L’actualité chaude au monde arabe s’est invitée jeudi dernier à l’université du Québec à Montréal  lors d’une conférence organisée par l'Observatoire sur le Moyen-Orient et l'Afrique du Nord et par la la Chaire Raoul-Dandurand en études stratégiques et diplomatiques.



Miloud Chennoufi,  professeur au Collège des forces royales de Toronto a mis en garde l’opposition tunisienne contre les risques de cette période de transition après la chute de Benali.  "Les luttes intestines au sein de l’opposition vont profiter au régime", a tenu à souligner celui qui a exercé le métier de journaliste en Algérie. 

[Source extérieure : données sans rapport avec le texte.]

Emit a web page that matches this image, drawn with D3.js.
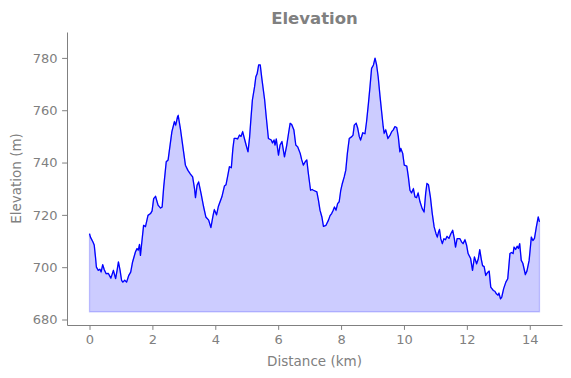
<!DOCTYPE html>
<html>
<head>
<meta charset="utf-8">
<script src="https://cdn.jsdelivr.net/npm/d3@7"></script>
<style>
  body { margin: 0; background: #fff; }
  text { font-family: "DejaVu Sans", sans-serif; }
</style>
</head>
<body>
<div id="chart"></div>
<script>
// elevation profile
var dist = [0.00,0.03,0.11,0.15,0.19,0.22,0.28,0.33,0.37,0.42,0.47,0.53,0.60,0.68,0.76,0.83,0.88,0.92,0.97,1.02,
  1.06,1.12,1.18,1.25,1.31,1.37,1.46,1.51,1.55,1.59,1.62,1.67,1.72,1.78,1.86,1.94,1.99,2.04,2.10,2.18,
  2.26,2.31,2.36,2.44,2.50,2.62,2.70,2.74,2.80,2.82,2.89,2.97,3.05,3.13,3.21,3.28,3.34,3.37,3.42,3.47,
  3.55,3.63,3.70,3.79,3.86,3.93,3.97,4.04,4.10,4.21,4.29,4.34,4.40,4.45,4.51,4.56,4.60,4.66,4.71,4.77,
  4.82,4.87,4.93,4.98,5.04,5.09,5.13,5.18,5.25,5.29,5.33,5.38,5.43,5.48,5.57,5.62,5.69,5.78,5.82,5.87,
  5.90,5.94,6.01,6.06,6.12,6.20,6.27,6.33,6.38,6.43,6.50,6.56,6.62,6.70,6.75,6.80,6.86,6.91,6.96,7.03,
  7.08,7.12,7.23,7.28,7.33,7.39,7.44,7.52,7.60,7.65,7.70,7.75,7.79,7.84,7.89,7.94,7.99,8.04,8.10,8.15,
  8.20,8.26,8.34,8.38,8.42,8.48,8.53,8.58,8.62,8.69,8.76,8.81,8.87,8.92,8.97,9.03,9.08,9.13,9.18,9.24,
  9.29,9.34,9.37,9.42,9.49,9.56,9.61,9.66,9.71,9.77,9.82,9.87,9.90,9.96,10.01,10.09,10.14,10.19,10.24,10.30,
  10.35,10.40,10.45,10.51,10.58,10.64,10.69,10.73,10.78,10.84,10.90,10.96,11.02,11.06,11.10,11.13,11.17,11.22,11.27,11.32,
  11.37,11.43,11.49,11.55,11.60,11.64,11.69,11.78,11.83,11.88,11.94,11.99,12.04,12.12,12.18,12.24,12.31,12.36,12.41,12.46,
  12.50,12.55,12.60,12.66,12.71,12.76,12.84,12.89,12.94,12.99,13.02,13.07,13.11,13.17,13.24,13.30,13.37,13.42,13.47,13.50,
  13.55,13.60,13.64,13.68,13.73,13.78,13.86,13.91,13.98,14.05,14.10,14.15,14.21,14.27,14.31];

var elev = [712.8,711.5,709.6,708.5,703.9,700.0,698.8,699.2,698.2,701.0,699.0,697.5,697.6,695.8,698.8,695.6,699.0,702.0,699.0,695.0,
  694.3,695.0,694.3,696.9,698.1,702.0,705.8,707.1,706.5,708.7,704.5,710.3,716.0,715.5,719.8,720.5,721.5,726.2,727.1,723.7,
  722.6,723.0,730.7,740.3,741.0,751.8,755.6,754.3,757.5,758.0,753.0,746.0,739.0,737.0,735.6,734.5,730.0,726.6,731.3,732.6,
  728.0,723.0,719.2,718.0,715.1,719.8,722.0,720.0,723.3,726.9,731.0,731.5,735.2,738.4,738.0,745.4,749.2,749.2,749.0,750.5,
  750.0,751.8,749.0,746.7,744.1,749.5,756.2,763.9,769.0,772.8,773.9,777.3,777.3,772.2,763.9,757.5,749.2,748.6,747.5,748.6,
  746.7,749.0,742.8,746.7,748.0,742.2,746.5,751.2,755.0,754.5,752.4,746.7,746.0,743.5,741.0,739.0,740.3,741.0,735.8,729.4,
  729.7,729.4,728.8,725.6,721.8,719.2,715.6,716.0,718.0,719.7,720.5,721.8,723.0,721.8,724.3,725.0,729.4,732.0,734.5,737.1,
  743.5,749.2,749.9,750.5,754.3,755.0,753.1,749.9,748.6,751.4,751.0,755.6,762.6,769.0,776.0,777.3,779.9,777.3,772.8,765.2,
  759.4,753.7,751.2,752.5,749.2,750.5,751.8,752.5,753.7,753.4,749.9,744.1,745.4,743.5,739.0,738.6,734.5,729.4,728.4,730.0,
  726.9,726.6,728.4,725.0,722.4,721.1,728.2,732.0,731.5,726.9,720.5,715.4,712.8,711.5,713.5,714.4,710.9,709.0,710.9,710.5,
  711.8,711.0,712.8,714.1,711.0,707.7,710.9,710.9,709.7,709.0,710.5,708.5,705.2,703.3,698.8,703.9,701.3,703.0,706.7,703.0,
  700.6,700.2,696.9,698.0,698.5,692.4,691.1,690.8,689.8,689.3,690.1,687.9,688.6,691.8,694.3,695.6,705.2,705.6,705.2,707.7,
  706.8,708.0,707.2,709.0,702.6,701.5,697.2,698.5,702.6,711.5,710.2,711.0,715.4,719.2,717.3];

var xTicks = [0, 2, 4, 6, 8, 10, 12, 14];
var yTicks = [680, 700, 720, 740, 760, 780];

var w = 571;
var h = 378;
var margin = ({top: 32, right: 9, bottom: 53, left: 67});
var grey = '#808080';

var data = dist.map((d, i) => ({d: d, e: elev[i]}));

var dMin = d3.min(dist), dMax = d3.max(dist);
var pad = (dMax - dMin) * 0.05;
var eMin = d3.min(elev), eMax = d3.max(elev);
var base = eMin - 5;

var x = d3.scaleLinear()
     .domain([dMin - pad, dMax + pad])
     .range([margin.left, w - margin.right]);

var y = d3.scaleLinear()
     .domain([eMin - 10, eMax + 10])
     .range([h - margin.bottom, margin.top]);

var svg = d3.select('#chart')
     .append('svg')
     .attr('width', w)
     .attr('height', h);

var area = d3.area()
     .x(d => x(d.d))
     .y0(y(base))
     .y1(d => y(d.e));

svg.append('path')
     .datum(data)
     .attr('d', area)
     .attr('fill', 'rgba(0,0,255,0.2)')
     .attr('stroke', 'rgba(0,0,255,0.2)')
     .attr('stroke-width', 1.3);

var line = d3.line()
     .x(d => x(d.d))
     .y(d => y(d.e));

svg.append('path')
     .datum(data)
     .attr('d', line)
     .attr('fill', 'none')
     .attr('stroke', '#0000ff')
     .attr('stroke-width', 1.3)
     .attr('stroke-linejoin', 'round');

xAxis = g => g
     .attr('transform', 'translate(0,' + (h - margin.bottom) + ')')
     .call(d3.axisBottom(x).tickValues(xTicks).tickSize(4.9).tickPadding(4.5).tickSizeOuter(0));

yAxis = g => g
     .attr('transform', 'translate(' + margin.left + ',0)')
     .call(d3.axisLeft(y).tickValues(yTicks).tickSize(4.9).tickPadding(4.5).tickSizeOuter(0));

svg.append('g').call(xAxis);
svg.append('g').call(yAxis);

svg.selectAll('.domain').attr('stroke', grey).attr('stroke-width', 1);
svg.selectAll('.tick line').attr('stroke', grey);
svg.selectAll('.tick text')
     .attr('fill', grey)
     .attr('font-family', '"DejaVu Sans", sans-serif')
     .attr('font-size', 13);

svg.append('text')
     .attr('x', (margin.left + w - margin.right) / 2)
     .attr('y', 366)
     .attr('text-anchor', 'middle')
     .attr('fill', grey)
     .attr('font-size', 13.5)
     .text('Distance (km)');

svg.append('text')
     .attr('transform', 'translate(21,' + ((margin.top + h - margin.bottom) / 2) + ') rotate(-90)')
     .attr('text-anchor', 'middle')
     .attr('fill', grey)
     .attr('font-size', 13.5)
     .text('Elevation (m)');

svg.append('text')
     .attr('x', (margin.left + w - margin.right) / 2)
     .attr('y', 24)
     .attr('text-anchor', 'middle')
     .attr('fill', grey)
     .attr('font-size', 16.5)
     .attr('font-weight', 'bold')
     .text('Elevation');
</script>
</body>
</html>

Il a rappelé qu’en Algérie post-octobre 1988, l’ouverture démocratique n’a pas été exploitée pour la mise en place d’institutions de transition pouvant mener à un apprentissage démocratique. Les partis se sont lancés rapidement dans une bataille sur des projets de sociétés. Plusieurs erreurs ont été "sciemment" commises par le pouvoir dont la légalisation de partis islamistes radicaux, rappelle celui qui pense que la légalisation de partis islamistes modérés aurait suffi.

Le pouvoir algérien, machiavélique qu’il est, croyait qu’en autorisant les partis islamistes radicaux, l’attention allait se polariser sur eux et les gens finiraient par lui revenir. Ajouté à cela un mode de scrutin qui a fait que 3 millions de voix sur 13 millions d’inscrits ont permis un raz de marrée islamiste lors des élections législatives de 1991.

La suite, tout le monde la connait : le retour de l’armée aux affaires et un régime similaire à celui de Moubarak en Egypte (capitalisme prédateur, corruption, de plus en plus de misère…). Pour Miloud Chennoufi qui rejette et la laïcité jacobine et l’islamisme radical, des islamistes  "fréquentables" existent et se recrutent chez les frères musulmans progressistes ou chez ceux qui gouvernent en Turquie présentement.

Analysant l’actualité et l’épouvantail islamiste brandi par les média occidentaux, Miloud Chennoufi dit que ceci ne vient pas de nulle part. Le fond de la pensée occidental est simple sur le sujet : dans les pays arabes c’est soit la dictature ou la théocratie.

Samuel Huntington, l’auteur du Choc des civilisations, la résume bien en affirmant que "dans le monde arabe, on ne trouvera pas un seul journaliste ou universitaire  qui défendra les valeurs démocratiques".

De son côté le tunisien d’origine Kamel Béji, économiste et professeur de politiques publiques à l’université Laval est revenu sur le "miracle" économique tunisien durant les 23 années de règne de Benali. Il a souligné que ce "miracle" a été possible parce que, entre autres, tous les voisins de la Tunisie traversaient des crises (guerre civile en Algérie, embargo sur la Libye et transition au Maroc). Mais ce miracle ne profitait pas à tout le monde au pays de Bourguiba.

Nationaliser tous les acquis du clan Benali-Trabelsi,est l’une des actions préconisées par celui qui dit être content à l’idée de "ne plus avoir peur comme auparavant à chaque fois qu’il rentrait en Tunisie que l’agent de la police des frontières le trouve fiché  pour un paragraphe critique sur une quelconque politique de Benali qu’il  aurait écrit dans une thèse !".

Rachad Antonius, né en Egypte et professeur en sociologie, a rappelé que l’apprentissage de la mobilisation dans sn pays d'origine ne date pas des évènements actuels et qu’à titre d’exemple en 2008 sur Facebook un appel à la grève générale a été lancée pour le 6 avril. Ce jour là, il n’y a pas eu de grève mais le pays était pratiquement à l’arrêt.

Le rôle que peut jouer la diaspora ? "Aucun sauf le soutien", affirme Miloud Chennoufi.  "Le changement viendra de l’intérieur. La diaspora suivra et sera à la disposition de cette dynamique", a-t-il ajouté. Pour Rachad Antonius, au Canada, "la diaspora peut compter sur la société civile mais pas sur les gouvernements occidentaux qui continuent à entretenir des rapports coloniaux avec le monde arabe".

A noter que les interventions du public étaient d’un niveau inégal. Certains présents originaires de Tunisie, visiblement pas encore revenus d’avoir renversé Benali dont le nom n’est jamais cité directement, ont tiré le débat vers le bas en confondant débat universitaire public et forum populaire.